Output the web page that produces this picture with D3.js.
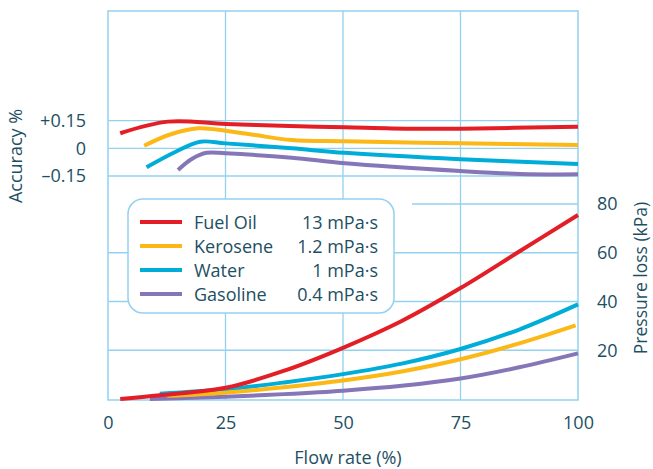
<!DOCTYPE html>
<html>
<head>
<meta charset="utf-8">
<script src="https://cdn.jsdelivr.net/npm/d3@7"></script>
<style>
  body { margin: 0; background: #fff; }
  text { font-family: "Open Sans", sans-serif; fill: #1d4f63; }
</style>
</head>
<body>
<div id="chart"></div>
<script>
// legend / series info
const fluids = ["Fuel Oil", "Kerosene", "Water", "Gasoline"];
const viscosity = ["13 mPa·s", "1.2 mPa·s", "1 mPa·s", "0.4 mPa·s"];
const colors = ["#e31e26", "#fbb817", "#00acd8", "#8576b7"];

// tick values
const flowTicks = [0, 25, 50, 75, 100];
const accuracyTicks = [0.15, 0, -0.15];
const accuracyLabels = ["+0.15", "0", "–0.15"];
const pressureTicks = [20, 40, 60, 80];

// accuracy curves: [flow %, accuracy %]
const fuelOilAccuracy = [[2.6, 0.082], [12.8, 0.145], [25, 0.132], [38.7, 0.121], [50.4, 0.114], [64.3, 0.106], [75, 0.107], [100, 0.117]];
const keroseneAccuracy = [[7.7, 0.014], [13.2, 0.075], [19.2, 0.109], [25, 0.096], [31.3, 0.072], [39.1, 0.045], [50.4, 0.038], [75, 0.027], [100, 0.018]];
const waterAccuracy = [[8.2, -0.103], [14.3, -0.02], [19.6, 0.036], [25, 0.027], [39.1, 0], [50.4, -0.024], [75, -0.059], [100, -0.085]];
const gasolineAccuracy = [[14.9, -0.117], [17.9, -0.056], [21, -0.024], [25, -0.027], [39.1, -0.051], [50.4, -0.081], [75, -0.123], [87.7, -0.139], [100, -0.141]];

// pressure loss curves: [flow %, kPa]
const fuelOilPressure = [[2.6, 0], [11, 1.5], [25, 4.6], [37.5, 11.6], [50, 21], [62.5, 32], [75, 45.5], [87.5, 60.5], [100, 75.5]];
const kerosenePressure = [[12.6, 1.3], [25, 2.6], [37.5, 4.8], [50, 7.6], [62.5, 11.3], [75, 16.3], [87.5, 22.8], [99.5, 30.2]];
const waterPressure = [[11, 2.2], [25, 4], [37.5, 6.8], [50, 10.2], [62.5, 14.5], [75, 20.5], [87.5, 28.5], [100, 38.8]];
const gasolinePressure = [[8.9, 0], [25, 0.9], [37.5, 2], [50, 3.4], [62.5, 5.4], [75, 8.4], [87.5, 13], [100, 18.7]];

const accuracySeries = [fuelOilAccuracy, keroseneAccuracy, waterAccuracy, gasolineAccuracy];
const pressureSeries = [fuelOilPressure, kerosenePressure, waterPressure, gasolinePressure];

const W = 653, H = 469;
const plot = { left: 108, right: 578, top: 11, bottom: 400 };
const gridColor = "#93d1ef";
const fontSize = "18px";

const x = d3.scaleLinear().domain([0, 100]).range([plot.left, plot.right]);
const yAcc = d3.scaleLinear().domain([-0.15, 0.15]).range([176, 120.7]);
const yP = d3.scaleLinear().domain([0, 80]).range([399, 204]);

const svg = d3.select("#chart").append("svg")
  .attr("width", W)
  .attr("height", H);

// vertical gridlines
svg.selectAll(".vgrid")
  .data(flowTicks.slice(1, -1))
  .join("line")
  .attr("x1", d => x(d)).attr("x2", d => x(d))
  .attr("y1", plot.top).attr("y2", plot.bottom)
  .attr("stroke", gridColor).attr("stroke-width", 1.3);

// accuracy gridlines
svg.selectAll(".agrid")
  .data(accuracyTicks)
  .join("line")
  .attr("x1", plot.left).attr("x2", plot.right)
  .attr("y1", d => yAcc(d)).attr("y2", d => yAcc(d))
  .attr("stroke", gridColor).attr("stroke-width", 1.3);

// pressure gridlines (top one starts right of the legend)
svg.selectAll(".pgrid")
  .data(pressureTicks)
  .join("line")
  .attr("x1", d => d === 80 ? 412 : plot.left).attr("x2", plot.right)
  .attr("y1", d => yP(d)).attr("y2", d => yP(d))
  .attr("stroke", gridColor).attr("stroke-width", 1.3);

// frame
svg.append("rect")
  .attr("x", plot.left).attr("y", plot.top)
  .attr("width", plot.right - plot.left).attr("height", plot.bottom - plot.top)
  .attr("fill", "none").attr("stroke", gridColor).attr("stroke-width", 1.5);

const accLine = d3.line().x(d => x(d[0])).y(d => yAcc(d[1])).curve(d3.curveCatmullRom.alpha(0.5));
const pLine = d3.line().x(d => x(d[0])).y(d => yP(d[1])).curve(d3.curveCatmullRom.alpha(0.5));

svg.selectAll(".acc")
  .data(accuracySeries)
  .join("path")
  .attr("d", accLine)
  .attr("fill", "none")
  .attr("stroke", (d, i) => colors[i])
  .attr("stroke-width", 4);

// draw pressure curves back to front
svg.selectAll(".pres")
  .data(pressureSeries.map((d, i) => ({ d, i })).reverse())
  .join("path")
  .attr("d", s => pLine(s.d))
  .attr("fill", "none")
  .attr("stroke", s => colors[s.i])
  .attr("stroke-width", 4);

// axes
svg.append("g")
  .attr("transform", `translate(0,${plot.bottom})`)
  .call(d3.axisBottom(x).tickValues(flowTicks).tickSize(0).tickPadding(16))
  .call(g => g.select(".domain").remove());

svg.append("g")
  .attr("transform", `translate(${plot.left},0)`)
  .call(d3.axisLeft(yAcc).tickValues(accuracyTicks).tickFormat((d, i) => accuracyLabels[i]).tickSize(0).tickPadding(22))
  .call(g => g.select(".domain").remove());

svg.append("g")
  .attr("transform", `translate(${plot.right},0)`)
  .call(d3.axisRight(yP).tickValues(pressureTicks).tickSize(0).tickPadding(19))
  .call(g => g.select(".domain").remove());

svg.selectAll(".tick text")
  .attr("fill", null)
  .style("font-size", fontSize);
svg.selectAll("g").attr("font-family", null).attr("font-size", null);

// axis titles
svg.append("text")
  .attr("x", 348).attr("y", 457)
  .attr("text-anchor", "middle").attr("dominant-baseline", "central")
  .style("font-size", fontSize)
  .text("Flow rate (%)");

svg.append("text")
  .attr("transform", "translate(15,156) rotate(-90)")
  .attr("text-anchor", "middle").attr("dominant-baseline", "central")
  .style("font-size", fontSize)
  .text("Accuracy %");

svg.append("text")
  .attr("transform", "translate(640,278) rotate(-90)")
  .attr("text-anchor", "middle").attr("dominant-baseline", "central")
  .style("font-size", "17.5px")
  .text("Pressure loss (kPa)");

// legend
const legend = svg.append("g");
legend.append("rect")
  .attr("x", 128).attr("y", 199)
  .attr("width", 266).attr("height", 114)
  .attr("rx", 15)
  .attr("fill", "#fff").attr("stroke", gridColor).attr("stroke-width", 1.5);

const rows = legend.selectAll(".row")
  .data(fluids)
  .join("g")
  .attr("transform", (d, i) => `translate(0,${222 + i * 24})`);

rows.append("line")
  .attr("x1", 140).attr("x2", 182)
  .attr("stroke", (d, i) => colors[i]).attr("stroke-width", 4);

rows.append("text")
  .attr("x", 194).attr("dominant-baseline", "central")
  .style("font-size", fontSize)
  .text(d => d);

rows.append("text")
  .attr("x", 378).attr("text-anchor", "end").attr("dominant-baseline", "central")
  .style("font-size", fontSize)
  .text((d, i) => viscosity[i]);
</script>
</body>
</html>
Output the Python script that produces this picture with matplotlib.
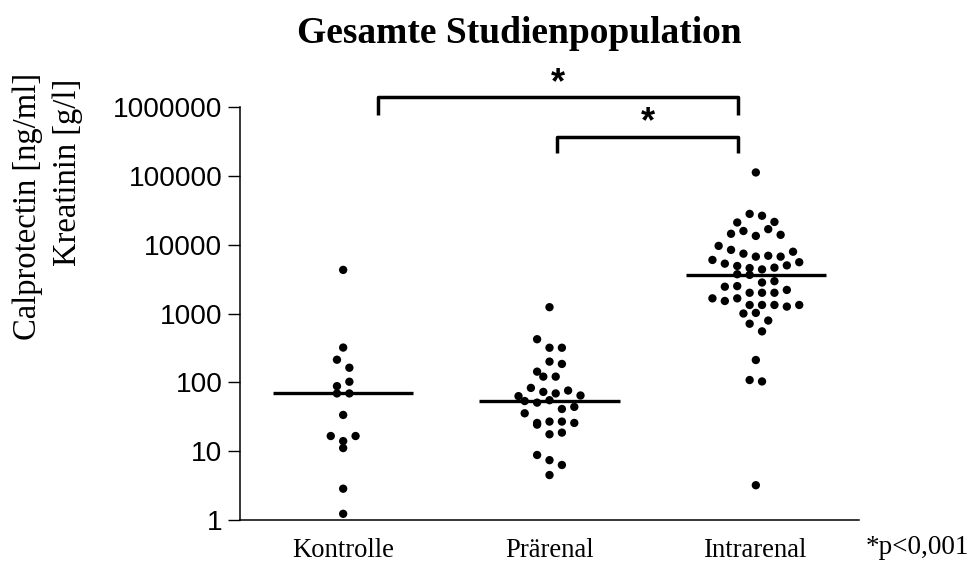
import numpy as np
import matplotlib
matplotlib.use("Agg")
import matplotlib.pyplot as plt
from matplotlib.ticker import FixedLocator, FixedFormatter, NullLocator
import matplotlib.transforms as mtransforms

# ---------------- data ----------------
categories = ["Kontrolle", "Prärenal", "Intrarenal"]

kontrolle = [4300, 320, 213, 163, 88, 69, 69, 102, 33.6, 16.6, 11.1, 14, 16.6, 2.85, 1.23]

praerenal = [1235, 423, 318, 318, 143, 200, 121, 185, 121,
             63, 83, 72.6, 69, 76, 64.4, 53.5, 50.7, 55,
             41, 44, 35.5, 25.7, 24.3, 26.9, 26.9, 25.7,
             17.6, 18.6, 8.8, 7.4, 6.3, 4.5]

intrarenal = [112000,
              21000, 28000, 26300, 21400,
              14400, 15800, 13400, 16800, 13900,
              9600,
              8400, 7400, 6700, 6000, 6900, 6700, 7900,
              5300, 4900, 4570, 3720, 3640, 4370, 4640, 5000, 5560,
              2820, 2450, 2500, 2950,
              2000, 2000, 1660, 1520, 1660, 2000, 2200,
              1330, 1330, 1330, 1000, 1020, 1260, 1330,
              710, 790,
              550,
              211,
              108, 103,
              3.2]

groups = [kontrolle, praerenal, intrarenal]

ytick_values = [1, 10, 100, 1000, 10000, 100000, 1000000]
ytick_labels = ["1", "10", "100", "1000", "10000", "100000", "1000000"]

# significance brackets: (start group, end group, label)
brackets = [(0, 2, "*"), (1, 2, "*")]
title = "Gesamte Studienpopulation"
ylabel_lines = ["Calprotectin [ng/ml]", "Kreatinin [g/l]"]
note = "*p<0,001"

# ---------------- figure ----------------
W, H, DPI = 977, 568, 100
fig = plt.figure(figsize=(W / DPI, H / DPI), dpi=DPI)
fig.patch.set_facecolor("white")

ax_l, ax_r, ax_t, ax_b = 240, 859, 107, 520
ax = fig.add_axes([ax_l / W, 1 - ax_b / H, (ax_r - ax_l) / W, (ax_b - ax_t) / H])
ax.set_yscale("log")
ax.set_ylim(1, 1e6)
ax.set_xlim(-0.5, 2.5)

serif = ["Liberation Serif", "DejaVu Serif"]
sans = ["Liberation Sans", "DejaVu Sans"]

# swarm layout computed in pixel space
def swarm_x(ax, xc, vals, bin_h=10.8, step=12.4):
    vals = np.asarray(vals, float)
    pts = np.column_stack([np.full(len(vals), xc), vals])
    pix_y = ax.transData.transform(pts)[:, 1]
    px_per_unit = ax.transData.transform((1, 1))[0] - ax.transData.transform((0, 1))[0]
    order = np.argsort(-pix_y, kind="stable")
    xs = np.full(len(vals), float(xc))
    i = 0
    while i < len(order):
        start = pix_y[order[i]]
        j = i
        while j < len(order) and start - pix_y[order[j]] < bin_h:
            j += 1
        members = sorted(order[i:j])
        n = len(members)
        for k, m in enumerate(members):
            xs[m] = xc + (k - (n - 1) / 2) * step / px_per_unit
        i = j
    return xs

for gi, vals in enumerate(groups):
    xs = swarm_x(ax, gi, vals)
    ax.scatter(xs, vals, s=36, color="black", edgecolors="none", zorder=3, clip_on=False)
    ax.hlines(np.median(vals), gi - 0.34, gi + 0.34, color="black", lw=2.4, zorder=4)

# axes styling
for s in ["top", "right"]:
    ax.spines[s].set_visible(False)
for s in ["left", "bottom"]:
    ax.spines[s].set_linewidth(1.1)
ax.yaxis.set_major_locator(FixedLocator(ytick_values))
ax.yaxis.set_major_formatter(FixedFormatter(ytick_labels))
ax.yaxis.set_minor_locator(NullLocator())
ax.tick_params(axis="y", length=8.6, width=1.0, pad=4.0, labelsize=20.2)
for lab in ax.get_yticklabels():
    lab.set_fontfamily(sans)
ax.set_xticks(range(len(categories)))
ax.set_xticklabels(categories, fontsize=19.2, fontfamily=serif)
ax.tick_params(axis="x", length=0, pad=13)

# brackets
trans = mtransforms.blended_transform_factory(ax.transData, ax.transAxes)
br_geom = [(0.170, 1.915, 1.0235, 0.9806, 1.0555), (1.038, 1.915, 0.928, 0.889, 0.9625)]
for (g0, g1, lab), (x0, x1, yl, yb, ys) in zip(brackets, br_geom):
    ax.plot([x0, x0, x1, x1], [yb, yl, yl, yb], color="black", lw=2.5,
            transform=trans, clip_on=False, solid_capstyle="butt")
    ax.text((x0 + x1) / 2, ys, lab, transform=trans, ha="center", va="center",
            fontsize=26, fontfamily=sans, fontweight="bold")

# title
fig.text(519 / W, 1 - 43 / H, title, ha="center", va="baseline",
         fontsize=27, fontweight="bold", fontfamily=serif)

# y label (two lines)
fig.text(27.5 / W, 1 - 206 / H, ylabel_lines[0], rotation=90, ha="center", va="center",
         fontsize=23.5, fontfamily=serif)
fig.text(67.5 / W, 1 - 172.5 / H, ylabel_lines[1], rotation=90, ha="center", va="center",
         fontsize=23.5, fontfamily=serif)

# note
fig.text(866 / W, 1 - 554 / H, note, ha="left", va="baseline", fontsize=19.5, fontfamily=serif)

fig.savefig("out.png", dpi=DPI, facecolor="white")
******
**WHAT TO PRODUCE**
Restate each line from the start of the listing through the line bearing "const pressureTicks = [20, 40, 60, 80];" word for word. Drop the pictures.

**RESPONSE TO THIS EXERCISE**
Output the web page that produces this picture with D3.js.
<!DOCTYPE html>
<html>
<head>
<meta charset="utf-8">
<script src="https://cdn.jsdelivr.net/npm/d3@7"></script>
<style>
  body { margin: 0; background: #fff; }
  text { font-family: "Open Sans", sans-serif; fill: #1d4f63; }
</style>
</head>
<body>
<div id="chart"></div>
<script>
// legend / series info
const fluids = ["Fuel Oil", "Kerosene", "Water", "Gasoline"];
const viscosity = ["13 mPa·s", "1.2 mPa·s", "1 mPa·s", "0.4 mPa·s"];
const colors = ["#e31e26", "#fbb817", "#00acd8", "#8576b7"];

// tick values
const flowTicks = [0, 25, 50, 75, 100];
const accuracyTicks = [0.15, 0, -0.15];
const accuracyLabels = ["+0.15", "0", "–0.15"];
const pressureTicks = [20, 40, 60, 80];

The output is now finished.